Melainkan juga dengan sejarahnya, sebab mengenal
sejarah adalah bagian dari identitas. Tapi sayang selama ini di
sekolah-sekolah pelajaran sejarah hanya menjadi sekedar transfer pengetahuan
tentang apa, kapan, dan siapa. Bukan bagaimana dan mengapa. Maka jadilah
pelajaran sejarah terkesan hanya mampir sejenak di dalam otak. Tanpa pernah
merasa mengenalnya sebagai identitas.
Hanum dan Rangga membuat titik balik tentang
pelajaran sejarah. Khususnya sejarah Islam abad pertengahan di Eropa. Melalui
novel 99 Cahaya di Langit Eropa, Hanum dan Rangga bercerita bagaimana dan
mengapa sejarah Islam di Eropa perlu untuk diketahui. Dengan mengambil alur
kisah perjalanan Hanum dan Rangga, kita disuguhi kebudayaan, keilmuwan, hingga kesan
keserakahan yang melekat pada sejarah Islam di Eropa dalam konteks masa kini.
Tidak semua sejarah dalam Islam memiliki nilai
baik, beberapa sejarah justru menampakkan keburukan dari para pemuka muslim yang
tidak ingin kita kenang. Seperti tokoh panglima perang dinasti Turki, Kara Mustafa
Pasha yang dikenal masyarakat Wina sebagai penjahat. Namun sebagaimana pesan
Hanum dan Rangga melalui tokoh Fatma bahwa manusia dan peradaban itu dapat berubah
dengan mudah. Kita hanya harus mensyukuri apa yang telah menjadi sejarah. Kini sebagai
muslim di masa depan, satu-satunya kewajiban kita adalah menjadi agen muslim yang
baik (halaman 359). Kekuatan pesan untuk menjadi agen muslim yang baik
kemudian kembali dipertegas Hanum dan Rangga dalam perkataan Fatma selanjutnya,
“..aku ingin anak-anak muslim tahu bahwa dalam setiap waktu, dalam masa
depan mereka, mereka akan menemui orang-orang yang berbeda dalam hal
kepercayaan, bahasa, dan bangsa. Aku ingin mengajarkan pada mereka bahwa
perbedaan terjadi bukan karena Tuhan tidak bisa menjadikan kita tercipta sama. Menciptakan
manusia homogen itu bukan perkara sulit untukNya. Itu semua terjadi justru
karena Tuhan Maha Tahu, jika kita semua sama, tidak ada lagi keindahan hidup
bagi manusia. Jadi nikmatilah perbedaan itu” – halaman 368.

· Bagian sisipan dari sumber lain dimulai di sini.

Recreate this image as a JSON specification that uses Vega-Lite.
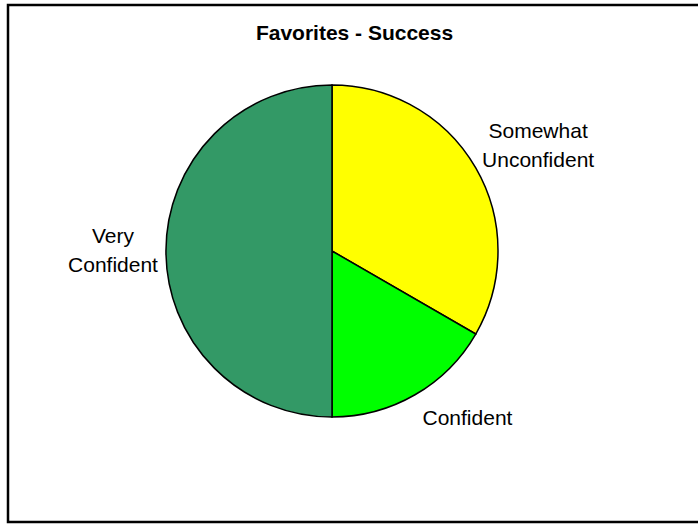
{
  "$schema": "https://vega.github.io/schema/vega-lite/v6.json",
  "width": 698,
  "height": 525,
  "autosize": {"type": "fit", "contains": "padding"},
  "padding": {"left": 6, "top": 3, "right": -5, "bottom": 1},
  "background": "white",
  "config": {"view": {"stroke": null}},
  "title": {
    "text": "Favorites - Success",
    "font": "Liberation Sans",
    "fontSize": 21,
    "fontWeight": "bold",
    "color": "black",
    "anchor": "middle",
    "frame": "group",
    "offset": -40
  },
  "layer": [
    {
      "data": {"values": [{"frame": 1}]},
      "mark": {"type": "rect", "fill": null, "stroke": "black", "strokeWidth": 2.5},
      "encoding": {}
    },
    {
      "data": {
        "values": [
          {"category": "Somewhat Unconfident", "value": 2, "order": 1},
          {"category": "Confident", "value": 1, "order": 2},
          {"category": "Very Confident", "value": 3, "order": 3}
        ]
      },
      "encoding": {
        "theta": {"field": "value", "type": "quantitative", "stack": true},
        "order": {"field": "order", "type": "quantitative"}
      },
      "layer": [
        {
          "mark": {
            "type": "arc",
            "outerRadius": 166,
            "stroke": "black",
            "strokeWidth": 1.5,
            "x": {"expr": "width/2 - 22.5"},
            "y": {"expr": "height/2 - 12.5"}
          },
          "encoding": {
            "color": {
              "field": "category",
              "type": "nominal",
              "scale": {
                "domain": ["Somewhat Unconfident", "Confident", "Very Confident"],
                "range": ["#FFFF00", "#00FF00", "#339966"]
              },
              "legend": null
            }
          }
        },
        {
          "mark": {
            "type": "text",
            "font": "Liberation Sans",
            "fontSize": 21,
            "color": "black",
            "lineBreak": " ",
            "lineHeight": 29,
            "x": {"expr": "width/2 - 22.5"},
            "y": {"expr": "height/2 - 12.5"},
            "radius": {"expr": "datum.category === 'Very Confident' ? 219 : (datum.category === 'Confident' ? 181 : 238)"},
            "align": {"expr": "datum.category === 'Confident' ? 'left' : 'center'"},
            "baseline": {"expr": "datum.category === 'Confident' ? 'top' : 'middle'"},
            "dy": {"expr": "datum.category === 'Very Confident' ? -14 : 0"}
          },
          "encoding": {
            "text": {"field": "category", "type": "nominal"}
          }
        }
      ]
    }
  ]
}
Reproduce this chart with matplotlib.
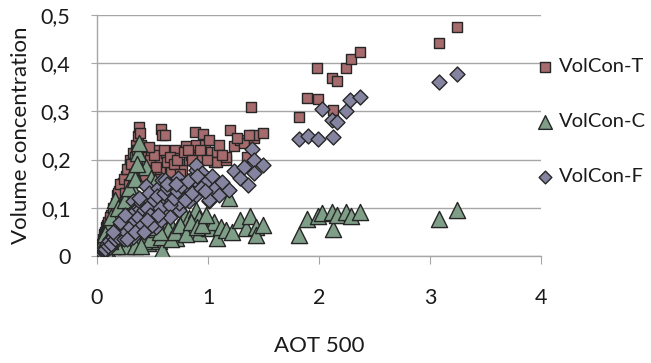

Kelihaian Hanum dan Rangga dalam mengolah pesan
dalam novel sangat baik. Melalui perbincangan tokoh-tokohnya, pesan-pesan itu
tersampaikan tanpa terkesan menggurui. Sehingga dapat menggugah kesadaran
pembaca tanpa harus melakukan pemaksaan argumen.
Perjalanan dalam novel 99 Cahaya di Langit Eropa diakhiri
dengan perjalanan Hanum menunaikan ibadah haji. Memutari Kakbah. Tempat yang
disebut Hanum sebagai titik nol dalam pencarian keberadaan manusia. Bangunan sederhana
namun paling sempurna. Dengan bentuk kubus dan warna hitam sebagai induk dari
segala warna. Serta memandang dari kejauhan titik awal tempat semuanya berasal.
Jabal Nur, awal diturunkannya Al-Qur’an, awal kelahiran Islam (halaman 392).
Sebuah penutup yang mungkin tidak berada dalam
kategori happy ending atau sad ending. Melainkan realize ending. Membuat pembaca harus kembali
ke titik Nadhir. Bahwa sejatinya sebagai manusia kita tidak boleh melupakan titik awal sejarah, dimana perjalanan dari sebuah identitas bermula.